Putin's interview was broadcast a day after the Pentagon said Washington and Moscow had made 'progress' during talks designed to avoid accidents in Syrian airspace as the two countries conduct separate bombing campaigns.

'The discussions were professional and focused narrowly on the implementation of specific safety procedures,' Pentagon press secretary Peter Cook said in an October 10 statement.

Russian planes recently flew near a U.S. drone, officials say, and the U.S. military, which has been bombarding IS sites in Syria since last year, has had to reroute some flights to avoid any close calls.

Moscow and Assad characterize all armed groups in Syria as terrorists, while the United States and its allies have focused their air war on IS militants.

Putin said in the interview broadcast October 11 that Russia "warned our partners beforehand, both the American partners and many other partners, especially countries of the region, about our intentions and our plans.'

The Russian president said 'no one had ever warned [Russia] about the planning and launch of such operations," adding that Moscow is "working in strict compliance with international law, at the request of the Syrian authorities.'

Assad's forces have reportedly made gains against insurgent forces with the backing of Russian air raids that continued on October 11.
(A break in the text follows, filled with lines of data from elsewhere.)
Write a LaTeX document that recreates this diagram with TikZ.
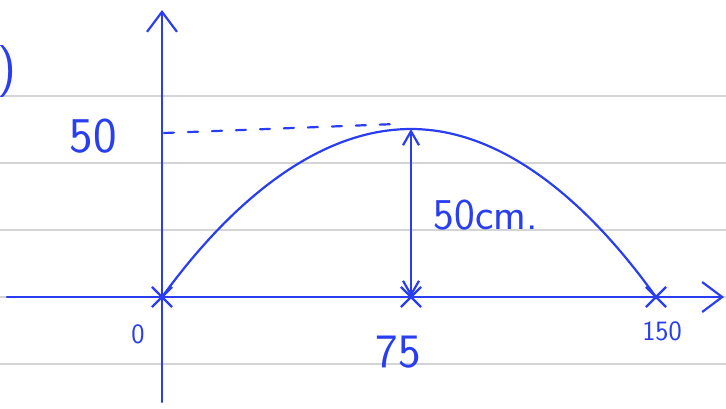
\documentclass[tikz,border=0pt]{standalone}
\usepackage{xcolor}
\usetikzlibrary{shapes.misc, arrows.meta, positioning}
\definecolor{pen}{RGB}{40,62,240}
\definecolor{ruling}{RGB}{212,212,212}

\begin{document}
\begin{tikzpicture}[x=1pt, y=-1pt,
    ink/.style={draw=pen, line width=2.2pt, line cap=round},
    crossmark/.style={cross out, draw=pen, line width=2.2pt, minimum size=18pt, inner sep=0pt},
    handtext/.style={text=pen, inner sep=0pt},
    axistip/.style={-{Straight Barb[length=20pt, width=30pt]}}
]
% Paper
\useasboundingbox (0,0) rectangle (726,408);
\fill[white] (0,0) rectangle (726,408);
\foreach \y in {96, 163, 230, 297, 364}
    \draw[ruling, line width=1.5pt] (0,\y) -- (726,\y);

% Axes
\coordinate (yb) at (162,402);
\coordinate (yt) at (162,10);
\coordinate (xl) at (7,297);
\coordinate (xr) at (724,297);
\draw[ink, axistip] (yb) -- (yt);
\draw[ink, axistip] (xl) -- (xr);

% Crosses on the x-axis
\node[crossmark] (c0) at (162,297) {};
\node[crossmark] (c75) at (411,297) {};
\node[crossmark] (c150) at (656,297) {};

% Curve
\coordinate (top) at (411,129);
\draw[ink] (c0.center) parabola bend (top) (c150.center);
\draw[ink, {Straight Barb[length=14pt, width=16pt]}-{Straight Barb[length=14pt, width=16pt]}] (c75.center) -- (top);

% Height guide
\coordinate (h50) at (164,133);
\coordinate (d50) at (396,124);
\draw[ink, dash pattern=on 10pt off 14pt] (h50) -- (d50);

% Labels
\node[handtext, font=\sffamily\fontsize{50}{50}\selectfont] (t50) at (93,136) {50};
\node[handtext, font=\sffamily\fontsize{28}{28}\selectfont] (t0) at (138,334) {0};
\node[handtext, font=\sffamily\fontsize{48}{48}\selectfont] (t75) at (398,352) {75};
\node[handtext, font=\sffamily\fontsize{28}{28}\selectfont] (t150) at (662,331) {150};
\node[handtext, font=\sffamily\fontsize{44}{44}\selectfont] (tcm) at (486,215) {50cm.};
\node[handtext, font=\sffamily\fontsize{52}{52}\selectfont, anchor=east] (tpar) at (17,72) {)};

\end{tikzpicture}
\end{document}
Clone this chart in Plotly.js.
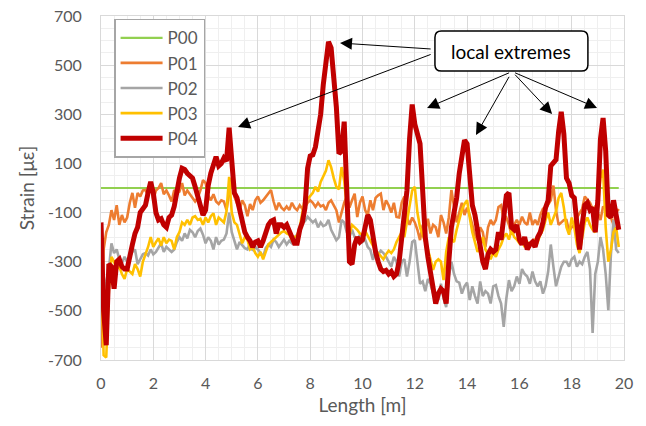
<!DOCTYPE html>
<html>
<head>
<meta charset="utf-8">
<script src="https://cdn.plot.ly/plotly-3.0.1.min.js"></script>
<style>html,body{margin:0;padding:0;background:#fff;}#chart{width:646px;height:426px;}</style>
</head>
<body>
<div id="chart"></div>
<script>
// sample step 0.1 m, from 0.0 to 19.8 m
const step = 0.1;
const seriesNames = ["P00", "P01", "P02", "P03", "P04"];
const seriesColors = ["#92D050", "#ED7D31", "#A5A5A5", "#FFC000", "#C00000"];

const P01 = [
-650,-250,-180,-150,-90,-130,-70,-150,-110,-140,
-120,-60,-20,-80,-20,-35,-10,-8,-30,20,
-50,-10,0,20,-25,-10,-30,-55,-8,-20,
-15,20,-30,-10,-25,-40,-55,-40,-10,32,
20,-30,-50,-25,-55,-65,-50,-55,-90,-20,
40,-35,-60,-90,-50,-70,-115,-65,-90,-50,
-35,-60,-50,-35,-20,-8,-55,-90,-60,-80,
-90,-75,-90,-60,-80,-90,-70,-85,-80,-60,
-50,-60,-77,-60,-75,-70,-90,-60,-50,-70,
-90,-140,-100,-60,-35,-80,-50,-23,-118,-60,
-35,-90,-110,-50,-90,-40,-30,-23,-90,-50,
-70,-100,-60,-118,-120,-60,-35,-118,-150,-120,
-140,-170,-212,-150,-170,-125,-185,-150,-160,-200,
-110,-140,-185,-120,-8,-80,-140,-100,-60,-110,
-80,-110,-150,-190,-212,-160,-180,-240,-160,-130,
-150,-130,-77,-70,-130,-120,-150,-190,-150,-130,
-150,-117,-140,-150,-100,-150,-130,-150,-110,-85,
-85,-70,-50,10,-90,-150,-140,-130,-130,-175,
-160,-150,-120,-100,-85,-35,-50,-60,-85,-75,
-100,-130,-75,-85,-110,-120,-150,-100,-85
];

const P02 = [
-420,-415,-380,-333,-225,-265,-250,-290,-305,-280,
-300,-280,-260,-250,-310,-290,-270,-265,-275,-250,
-270,-260,-245,-225,-260,-240,-250,-260,-250,-220,
-200,-215,-185,-205,-170,-180,-200,-175,-165,-190,
-225,-200,-215,-250,-200,-230,-215,-210,-185,-100,
-180,-220,-250,-220,-235,-245,-250,-225,-255,-240,
-250,-265,-280,-245,-230,-240,-210,-220,-240,-225,
-210,-230,-215,-225,-200,-190,-170,-143,-135,-117,
-130,-140,-130,-160,-140,-155,-150,-130,-170,-190,
-212,-200,-130,-140,-180,-200,-170,-200,-215,-190,
-220,-210,-240,-252,-293,-250,-270,-255,-265,-280,
-300,-320,-280,-300,-360,-300,-290,-360,-300,-220,
-212,-300,-390,-380,-420,-370,-390,-430,-440,-456,
-390,-450,-485,-360,-300,-350,-380,-385,-430,-400,
-385,-456,-400,-440,-470,-380,-440,-420,-430,-470,
-400,-395,-440,-470,-565,-450,-375,-420,-400,-360,
-390,-330,-350,-360,-390,-340,-380,-400,-380,-430,
-400,-340,-230,-320,-400,-360,-320,-300,-300,-320,
-290,-280,-320,-300,-310,-280,-260,-330,-590,-350,
-300,-200,-250,-350,-497,-270,-130,-250,-265
];

const P03 = [
-250,-680,-690,-420,-280,-300,-330,-320,-350,-370,
-330,-340,-350,-310,-330,-360,-300,-270,-240,-200,
-240,-220,-205,-235,-200,-225,-210,-215,-250,-200,
-180,-140,-150,-130,-150,-120,-115,-130,-125,-150,
-120,-140,-115,-103,-150,-120,-130,-140,-95,45,
-100,-140,-150,-185,-225,-200,-210,-250,-240,-265,
-280,-260,-290,-260,-230,-220,-210,-200,-190,-180,
-175,-185,-190,-210,-200,-195,-160,-100,-40,-45,
-30,-20,5,-15,25,50,70,113,85,40,
5,-5,85,30,-80,-190,-150,-160,-170,-185,
-190,-175,-195,-215,-240,-255,-265,-280,-290,-270,
-255,-265,-250,-220,-200,-180,-200,-140,-77,-10,
5,-100,-160,-190,-220,-250,-290,-333,-300,-290,
-300,-375,-260,-200,-210,-220,-170,-130,-90,-65,
-50,-120,-180,-220,-260,-240,-200,-250,-270,-290,
-260,-280,-250,-230,-200,-185,-210,-170,-200,-210,
-225,-215,-240,-220,-230,-215,-210,-220,-190,-170,
-130,-100,-150,-120,-95,-40,-20,-80,-160,-190,
-120,-160,-230,-265,-210,-140,-120,-150,-170,-180,
-80,40,75,-160,-300,-250,-180,-160,-240
];

const P04 = [
-140,-500,-640,-310,-320,-410,-300,-290,-320,-330,
-330,-270,-230,-185,-160,-100,-85,-70,-20,25,
-20,-100,-130,-125,-150,-160,-120,-110,-75,-10,
40,80,75,60,50,40,5,-35,-70,-110,
-90,10,60,100,127,90,100,122,110,245,
110,-20,-40,-90,-150,-180,-200,-215,-240,-220,
-215,-240,-215,-175,-150,-135,-130,-185,-150,-150,
-160,-150,-170,-200,-225,-225,-170,-140,-80,80,
130,135,167,230,300,420,520,595,570,470,
330,140,150,270,-40,-300,-310,-230,-200,-220,
-210,-160,-110,-130,-200,-260,-300,-330,-340,-335,
-350,-340,-360,-350,-300,-200,-80,-10,200,340,
260,210,180,-10,-200,-280,-340,-400,-470,-430,
-410,-420,-470,-300,-160,-100,-40,60,120,195,
180,40,-70,-110,-180,-240,-300,-330,-270,-250,
-260,-250,-180,-210,-120,-30,-20,-160,-170,-150,
-210,-230,-200,-250,-230,-220,-240,-200,-180,-140,
-80,-50,90,100,115,230,310,220,40,20,
-30,-40,-130,-250,-150,-70,-60,-90,-80,-180,
-50,200,285,150,-110,-120,-50,-100,-170
];

const P00 = P04.map(() => 0);
const lengthM = P04.map((_, i) => Math.round(i * step * 10) / 10);

const xTicks = [0, 2, 4, 6, 8, 10, 12, 14, 16, 18, 20];
const yTicks = [-700, -500, -300, -100, 100, 300, 500, 700];

const values = [P00, P01, P02, P03, P04];
const widths = [2.2, 2.6, 2.6, 2.6, 5];

const traces = values.map((v, i) => ({
  x: lengthM, y: v, type: 'scatter', mode: 'lines',
  name: seriesNames[i],
  line: {color: seriesColors[i], width: widths[i]}
}));

// annotation: label box and arrow targets (data coordinates)
const labelText = "local extremes";
const labelPos = [15.68, 557];
const arrowTargets = [
  {tail: [12.72, 565], head: [9.14, 590]},
  {tail: [12.72, 548], head: [5.24, 248]},
  {tail: [15.72, 474], head: [12.47, 326]},
  {tail: [15.72, 474], head: [14.34, 216]},
  {tail: [15.72, 474], head: [17.25, 301]},
  {tail: [15.72, 474], head: [18.97, 326]}
];

const annotations = arrowTargets.map(a => ({
  x: a.head[0], y: a.head[1], xref: 'x', yref: 'y',
  ax: a.tail[0], ay: a.tail[1], axref: 'x', ayref: 'y',
  text: ' ', showarrow: true, arrowhead: 2, arrowsize: 2.4, arrowwidth: 1,
  arrowcolor: '#000'
}));
annotations.push({
  x: labelPos[0], y: labelPos[1], xref: 'x', yref: 'y', text: labelText,
  showarrow: false, font: {family: 'Lato, sans-serif', size: 19, color: '#000'}
});

// rounded box behind the label
const bx0 = 12.77, bx1 = 18.62, by0 = 476, by1 = 639, rx = 0.25, ry = 26;
const boxPath = `M ${bx0+rx},${by1} L ${bx1-rx},${by1} Q ${bx1},${by1} ${bx1},${by1-ry} ` +
  `L ${bx1},${by0+ry} Q ${bx1},${by0} ${bx1-rx},${by0} L ${bx0+rx},${by0} ` +
  `Q ${bx0},${by0} ${bx0},${by0+ry} L ${bx0},${by1-ry} Q ${bx0},${by1} ${bx0+rx},${by1} Z`;

const layout = {
  width: 646, height: 426,
  margin: {l: 101, r: 22, t: 16, b: 66},
  paper_bgcolor: '#fff', plot_bgcolor: '#fff',
  font: {family: 'Lato, sans-serif', color: '#595959'},
  showlegend: true,
  legend: {
    x: 0.025, y: 0.992, xanchor: 'left', yanchor: 'top',
    bgcolor: '#fff', bordercolor: '#a6a6a6', borderwidth: 1.5,
    font: {family: 'Lato, sans-serif', size: 17, color: '#595959'},
    tracegroupgap: 0, itemwidth: 42
  },
  xaxis: {
    range: [0, 20], tickvals: xTicks, ticktext: xTicks.map(String),
    showgrid: true, gridcolor: '#d9d9d9', gridwidth: 1,
    minor: {dtick: 0.5, showgrid: true, gridcolor: '#efefef', gridwidth: 1},
    zeroline: false, showline: true, mirror: true, linecolor: '#d9d9d9', linewidth: 1,
    ticks: '', ticklabelstandoff: 9,
    tickfont: {family: 'Lato, sans-serif', size: 16, color: '#595959'},
    title: {text: 'Length [m]', font: {family: 'Lato, sans-serif', size: 19, color: '#595959'}, standoff: 7}
  },
  yaxis: {
    range: [-700, 700], tickvals: yTicks, ticktext: yTicks.map(String),
    showgrid: true, gridcolor: '#d9d9d9', gridwidth: 1,
    minor: {tick0: -700, dtick: 50, showgrid: true, gridcolor: '#efefef', gridwidth: 1},
    zeroline: false, showline: true, mirror: true, linecolor: '#d9d9d9', linewidth: 1,
    ticks: '', ticklabelstandoff: 15,
    tickfont: {family: 'Lato, sans-serif', size: 16, color: '#595959'},
    title: {text: 'Strain [με]', font: {family: 'Lato, sans-serif', size: 19, color: '#595959'}, standoff: 8}
  },
  shapes: [{
    type: 'path', path: boxPath, xref: 'x', yref: 'y', layer: 'above',
    fillcolor: '#fff', line: {color: '#000', width: 1.5}
  }],
  annotations: annotations
};

Plotly.newPlot('chart', traces, layout, {displayModeBar: false, staticPlot: true});
</script>
</body>
</html>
Russia's Defense Ministry said on October 11 that over the past 24 hours, its war planes had flown 64 sorties, hitting 63 targets and destroying 53 fortified positions. It described all of these targets as controlled by IS militants, though most of the areas it claimed to have struck are not held by the group.

AP cited an unidentified Syrian military official as saying on October 11 that government forces seized the village of Tak Sukayk in the central Hama Province, the second village captured by Assad's forces since launching a ground offensive under the cover of the Russian air campaign that began on September 30.

The fighting in Syria continued on several fronts in the north of the Hama Province and the nearby rebel-controlled Idlib Province, AP reported.

Putin said in the interview broadcast October 11 that Russia's objective is to stabilize the Syrian government and create conditions for a political compromise.

'When a division of international terrorists stands near the capital, then there is probably little desire for the Syrian government to negotiate, most likely feeling itself under siege in its own capital,' he said.

Washington accuses Assad of terrorizing his own population in his bid to remain in power and insists that he cannot be part of a postwar government in Syria.

Russia rejects the U.S. position, saying Assad and his military represent the best chance to defeat IS militants.